Monday, March 6, 2023
Book Reviewed: Location Filming in Los Angeles by Karie Bible
Filming in Los Angeles
For more than one hundred years, the Los Angeles area has been shaped and reshaped to accommodate filmmakers' visions. It has played everything, the old South, Africa, Switzerland, Rome, ancient Greece, the Middle East, and even outer space. The location images in this book capture a time, a place, and a culture. The book is by no means comprehensive, but it presents a survey of the filming locations from the 1910s through the mid-1970s. This is the result of a runaway production in Hollywood and greater Los Angeles. The Los Angeles Chamber of Commerce enticed filmmakers with sunshine that promised 350 days of sun. Film pioneers like Thomas Ince and David Wark Griffith found LA the best location. Griffith filmed his 1915 The Birth of a Nation at his studio on Sunset Boulevard and on location in the Hollywood area. In 1925, after a wasteful stint in Italy, Metro-Goldwyn-Mayer brought its multimillion-dollar Ben Hur to Los Angeles and recreated Rome on a vacant lot at the intersection of Venice Boulevard and Brice Road (now La Cienega Boulevard). The show-stopping chariot race was one of many epic scenes staged by creative filmmakers in the Los Angeles basin.

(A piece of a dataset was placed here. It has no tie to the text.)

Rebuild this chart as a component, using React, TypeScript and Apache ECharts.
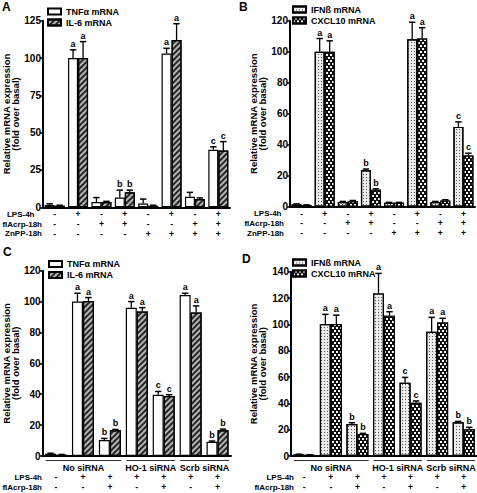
import React, { useEffect, useRef } from 'react';
import * as echarts from 'echarts';

const FONT = '"Liberation Sans", Arial, Helvetica, sans-serif';

// ---------- Panel A ----------
const catsA = ['A1', 'A2', 'A3', 'A4', 'A5', 'A6', 'A7', 'A8'];
const lpsA = ['-', '+', '-', '+', '-', '+', '-', '+'];
const flA = ['-', '-', '+', '+', '-', '-', '+', '+'];
const znA = ['-', '-', '-', '-', '+', '+', '+', '+'];
const tnfA = [1.5, 100, 3.5, 6.5, 2.5, 103, 7, 38.5];
const tnfErrA = [0.8, 5.5, 3, 5, 3, 3.5, 3, 2];
const tnfLetA = ['', 'a', '', 'b', '', 'a', '', 'c'];
const il6A = [1, 100, 3.5, 10, 1, 112, 5.5, 38];
const il6ErrA = [0.4, 11, 0.5, 1.5, 0.4, 11, 0.8, 6];
const il6LetA = ['', 'a', '', 'b', '', 'a', '', 'c'];

// ---------- Panel B ----------
const catsB = ['B1', 'B2', 'B3', 'B4', 'B5', 'B6', 'B7', 'B8'];
const ifnB = [1.5, 100, 3, 23.5, 2.5, 108, 3, 51.5];
const ifnErrB = [0.3, 8.5, 0.4, 0.8, 0.3, 11, 0.4, 3.2];
const ifnLetB = ['', 'a', '', 'b', '', 'a', '', 'c'];
const cxB = [1, 100, 3.5, 11, 2.5, 108.5, 4, 33];
const cxErrB = [0.2, 7, 0.5, 0.5, 0.3, 7, 0.5, 1.5];
const cxLetB = ['', 'a', '', 'b', '', 'a', '', 'c'];

// ---------- Panel C ----------
const catsC = ['C1', 'C2', 'C3', 'C4', 'C5', 'C6', 'C7'];
const lpsC = ['-', '+', '+', '+', '+', '+', '+'];
const flC = ['-', '-', '+', '-', '+', '-', '+'];
const tnfC = [1.5, 100, 10.3, 96, 39.7, 104.3, 9.2];
const tnfErrC = [0.3, 5.4, 1.1, 4, 2.1, 1.1, 0.5];
const tnfLetC = ['', 'a', 'b', 'a', 'c', 'a', 'b'];
const il6C = [0.8, 100.3, 16.7, 93.6, 38.8, 92.9, 16.7];
const il6ErrC = [0.2, 2.3, 0.5, 2.5, 0.9, 4.3, 0.7];
const il6LetC = ['', 'a', 'b', 'a', 'c', 'a', 'b'];

// ---------- Panel D ----------
const catsD = ['D1', 'D2', 'D3', 'D4', 'D5', 'D6', 'D7'];
const ifnD = [1.2, 100.3, 24.3, 123.5, 55.7, 94.4, 25.6];
const ifnErrD = [0.2, 7.3, 1, 15.2, 4, 10.9, 0.7];
const ifnLetD = ['', 'a', 'b', 'a', 'c', 'a', 'b'];
const cxD = [0.8, 100.3, 16.7, 106.6, 40.5, 101.5, 20.3];
const cxErrD = [0.2, 6.7, 0.5, 3, 1.3, 3.1, 1.5];
const cxLetD = ['', 'a', 'b', 'a', 'c', 'a', 'b'];

const siGroups = ['No siRNA', 'HO-1 siRNA', 'Scrb siRNA'];
const siGroupRanges = [[0, 2], [3, 4], [5, 6]];

const rowNamesAB = ['LPS-4h', 'flAcrp-18h', 'ZnPP-18h'];
const rowNamesCD = ['LPS-4h', 'flAcrp-18h'];

const Y_NAME = 'Relative mRNA expression\n(fold over basal)';

// ---------- styles ----------
const styleWhite = { color: '#ffffff' };
const styleHatch = {
  color: '#b4b4b4',
  decal: { symbol: 'rect', symbolSize: 1, dashArrayX: [1, 0], dashArrayY: [1.3, 1.7], rotation: -Math.PI / 4, color: '#262626' },
};
const styleDots = {
  color: '#ececec',
  decal: { symbol: 'rect', symbolSize: 1, dashArrayX: [1, 2], dashArrayY: [1, 2], color: '#555' },
};
const styleChecker = {
  color: '#111111',
  decal: { symbol: 'rect', symbolSize: 1, dashArrayX: [[2, 2], [0, 2, 2, 0]], dashArrayY: [2, 1], color: '#ffffff' },
};

const ROW_H_AB = 9.7;
const ROW_OFF_AB = 7; // first row centre below the zero line
const ROW_H_CD = 10;
const ROW_OFF_CD = 21;

function barSeries(name: string, idx: number, vals: number[], st: any, bw: number) {
  return {
    type: 'bar',
    name,
    xAxisIndex: idx,
    yAxisIndex: idx,
    data: vals,
    barWidth: bw,
    barGap: '0%',
    z: 2,
    itemStyle: { ...st, borderColor: '#000', borderWidth: 1.2 },
  };
}

function errSeries(idx: number, vals: number[], errs: number[], lets: string[], side: number, bw: number) {
  return {
    type: 'custom',
    xAxisIndex: idx,
    yAxisIndex: idx,
    z: 4,
    clip: false,
    silent: true,
    data: vals.map((v, i) => [i, v, errs[i]]),
    encode: { x: 0, y: 1 },
    renderItem: (params: any, api: any) => {
      const i = api.value(0);
      const v = api.value(1);
      const e = api.value(2);
      const base = api.coord([i, v]);
      const top = api.coord([i, v + e]);
      const x = base[0] + (side * bw) / 2;
      const children: any[] = [];
      if (e > 0) {
        children.push({
          type: 'line',
          shape: { x1: x, y1: base[1], x2: x, y2: top[1] },
          style: { stroke: '#000', lineWidth: 1.3 },
        });
        children.push({
          type: 'line',
          shape: { x1: x - 3.2, y1: top[1], x2: x + 3.2, y2: top[1] },
          style: { stroke: '#000', lineWidth: 1.5 },
        });
      }
      const letter = lets[params.dataIndex];
      if (letter) {
        children.push({
          type: 'text',
          x,
          y: top[1] - 1.5,
          style: {
            text: letter,
            textAlign: 'center',
            textVerticalAlign: 'bottom',
            font: `bold 9px ${FONT}`,
            fill: '#000',
          },
        });
      }
      return { type: 'group', children };
    },
  };
}

function yAxisDef(gridIndex: number, max: number, interval: number, nameGap: number) {
  return {
    type: 'value',
    gridIndex,
    min: 0,
    max,
    interval,
    name: Y_NAME,
    nameLocation: 'middle',
    nameGap,
    nameTextStyle: { fontFamily: FONT, fontWeight: 'bold', fontSize: 9.5, lineHeight: 9, color: '#000' },
    axisLine: { show: true, lineStyle: { color: '#000', width: 2 } },
    axisTick: { show: true, length: 3, lineStyle: { color: '#000', width: 1.5 } },
    axisLabel: { fontFamily: FONT, fontWeight: 'bold', fontSize: 10, lineHeight: 7, color: '#000', margin: 2 },
    splitLine: { show: false },
  };
}

function xAxisDef(gridIndex: number, cats: string[], rows: string[][], margin: number, lineHeight: number) {
  return {
    type: 'category',
    gridIndex,
    data: cats,
    axisLine: { show: true, onZero: false, lineStyle: { color: '#000', width: 2 } },
    axisTick: { show: false },
    axisLabel: {
      interval: 0,
      margin,
      fontFamily: FONT,
      fontWeight: 'bold',
      fontSize: 8.5,
      lineHeight,
      color: '#000',
      formatter: (_v: string, i: number) => rows.map((r) => r[i]).join('\n'),
    },
  };
}

function legendDef(names: string[], left: number, top: number) {
  return {
    orient: 'vertical',
    left,
    top,
    padding: 0,
    itemGap: 2,
    itemWidth: 13,
    itemHeight: 6,
    icon: 'rect',
    selectedMode: false,
    data: names,
    textStyle: { fontFamily: FONT, fontWeight: 'bold', fontSize: 9, color: '#000' },
  };
}

function buildOption() {
  const bwAB = 10;
  const bwCD = 11;
  return {
    animation: false,
    backgroundColor: '#fff',
    textStyle: { fontFamily: FONT },
    grid: [
      { left: 43, right: 247, top: 20.7, bottom: 285.7 },
      { left: 290, right: 2, top: 20.7, bottom: 286.3 },
      { left: 41, right: 246, top: 270.7, bottom: 37 },
      { left: 291, right: 0, top: 271.7, bottom: 37 },
    ],
    xAxis: [
      xAxisDef(0, catsA, [lpsA, flA, znA], ROW_OFF_AB - ROW_H_AB / 2, ROW_H_AB),
      xAxisDef(1, catsB, [lpsA, flA, znA], ROW_OFF_AB - ROW_H_AB / 2, ROW_H_AB),
      xAxisDef(2, catsC, [lpsC, flC], ROW_OFF_CD - ROW_H_CD / 2, ROW_H_CD),
      xAxisDef(3, catsD, [lpsC, flC], ROW_OFF_CD - ROW_H_CD / 2, ROW_H_CD),
    ],
    yAxis: [
      yAxisDef(0, 125, 25, 23),
      yAxisDef(1, 120, 20, 21.5),
      yAxisDef(2, 120, 20, 21),
      yAxisDef(3, 140, 20, 24.5),
    ],
    legend: [
      legendDef(['TNFα mRNA', 'IL-6 mRNA'], 47, 7),
      legendDef(['IFNß mRNA', 'CXCL10 mRNA'], 292, 5),
      legendDef(['TNFα mRNA', 'IL-6 mRNA'], 48, 259.5),
      legendDef(['IFNß mRNA', 'CXCL10 mRNA'], 292, 258),
    ],
    series: [
      barSeries('TNFα mRNA', 0, tnfA, styleWhite, bwAB),
      barSeries('IL-6 mRNA', 0, il6A, styleHatch, bwAB),
      errSeries(0, tnfA, tnfErrA, tnfLetA, -1, bwAB),
      errSeries(0, il6A, il6ErrA, il6LetA, 1, bwAB),

      barSeries('IFNß mRNA', 1, ifnB, styleDots, bwAB),
      barSeries('CXCL10 mRNA', 1, cxB, styleChecker, bwAB),
      errSeries(1, ifnB, ifnErrB, ifnLetB, -1, bwAB),
      errSeries(1, cxB, cxErrB, cxLetB, 1, bwAB),

      barSeries('TNFα mRNA', 2, tnfC, styleWhite, bwCD),
      barSeries('IL-6 mRNA', 2, il6C, styleHatch, bwCD),
      errSeries(2, tnfC, tnfErrC, tnfLetC, -1, bwCD),
      errSeries(2, il6C, il6ErrC, il6LetC, 1, bwCD),

      barSeries('IFNß mRNA', 3, ifnD, styleDots, bwCD),
      barSeries('CXCL10 mRNA', 3, cxD, styleChecker, bwCD),
      errSeries(3, ifnD, ifnErrD, ifnLetD, -1, bwCD),
      errSeries(3, cxD, cxErrD, cxLetD, 1, bwCD),
    ],
  };
}

function textEl(text: string, x: number, y: number, size: number, align: string, lh?: number) {
  return {
    type: 'text',
    x,
    y,
    silent: true,
    style: {
      text,
      font: `bold ${size}px ${FONT}`,
      fill: '#000',
      textAlign: align,
      textVerticalAlign: 'middle',
      lineHeight: lh || size + 2,
    },
  };
}

function buildGraphic(chart: any) {
  const els: any[] = [];
  // panel letters
  els.push(textEl('A', 2, 7, 12, 'left'));
  els.push(textEl('B', 239, 7, 12, 'left'));
  els.push(textEl('C', 3, 252, 12, 'left'));
  els.push(textEl('D', 242, 259, 12, 'left'));
  // row names, aligned with the axis-label rows
  const zA = chart.convertToPixel({ yAxisIndex: 0 }, 0);
  const zB = chart.convertToPixel({ yAxisIndex: 1 }, 0);
  const zC = chart.convertToPixel({ yAxisIndex: 2 }, 0);
  const zD = chart.convertToPixel({ yAxisIndex: 3 }, 0);
  rowNamesAB.forEach((t, k) => {
    // the first row sits just left of the "0" tick label
    els.push(textEl(t, k === 0 ? 34.5 : 42, zA + ROW_OFF_AB + k * ROW_H_AB, 8, 'right', 7));
    els.push(textEl(t, k === 0 ? 281.5 : 284, zB + ROW_OFF_AB + k * ROW_H_AB, 8, 'right', 7));
  });
  rowNamesCD.forEach((t, k) => {
    els.push(textEl(t, 42, zC + ROW_OFF_CD + k * ROW_H_CD, 8, 'right', 8));
    els.push(textEl(t, 294, zD + ROW_OFF_CD + k * ROW_H_CD, 8, 'right', 8));
  });
  // siRNA groups
  [2, 3].forEach((axisIdx) => {
    const c0 = chart.convertToPixel({ xAxisIndex: axisIdx }, 0);
    const c1 = chart.convertToPixel({ xAxisIndex: axisIdx }, 1);
    const band = c1 - c0;
    const zeroY = chart.convertToPixel({ yAxisIndex: axisIdx }, 0);
    siGroupRanges.forEach((r, g) => {
      const xs = chart.convertToPixel({ xAxisIndex: axisIdx }, r[0]) - band / 2 + 3;
      const xe = chart.convertToPixel({ xAxisIndex: axisIdx }, r[1]) + band / 2 - 2;
      els.push({
        type: 'line',
        silent: true,
        shape: { x1: xs, y1: zeroY + 4.5, x2: xe, y2: zeroY + 4.5 },
        style: { stroke: '#333', lineWidth: 1 },
      });
      els.push(textEl(siGroups[g], (xs + xe) / 2, zeroY + 11.5, 9, 'center', 9));
    });
  });
  return els;
}

export default function App() {
  const ref = useRef<HTMLDivElement>(null);
  useEffect(() => {
    const chart = echarts.init(ref.current as HTMLDivElement, null, { renderer: 'svg' });
    chart.setOption(buildOption() as any);
    chart.setOption({ graphic: buildGraphic(chart) } as any);
    return () => chart.dispose();
  }, []);
  return (
    <div
      ref={ref}
      style={{ position: 'fixed', left: 0, top: 0, width: 477, height: 493, background: '#fff' }}
    />
  );
}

There are numerous black and white pictures of some of most successful movies of the golden age and early Hollywood. You get to see film locations around downtown, Hollywood, Santa Monica, Malibu, Long Beach, Culver City, and Beverly Hills. The pictures are absolutely adorable and bring back the glory of the old studio era and its efforts to become a major industry in entertainment. This book is a must have for anyone interested in the history of Hollywood.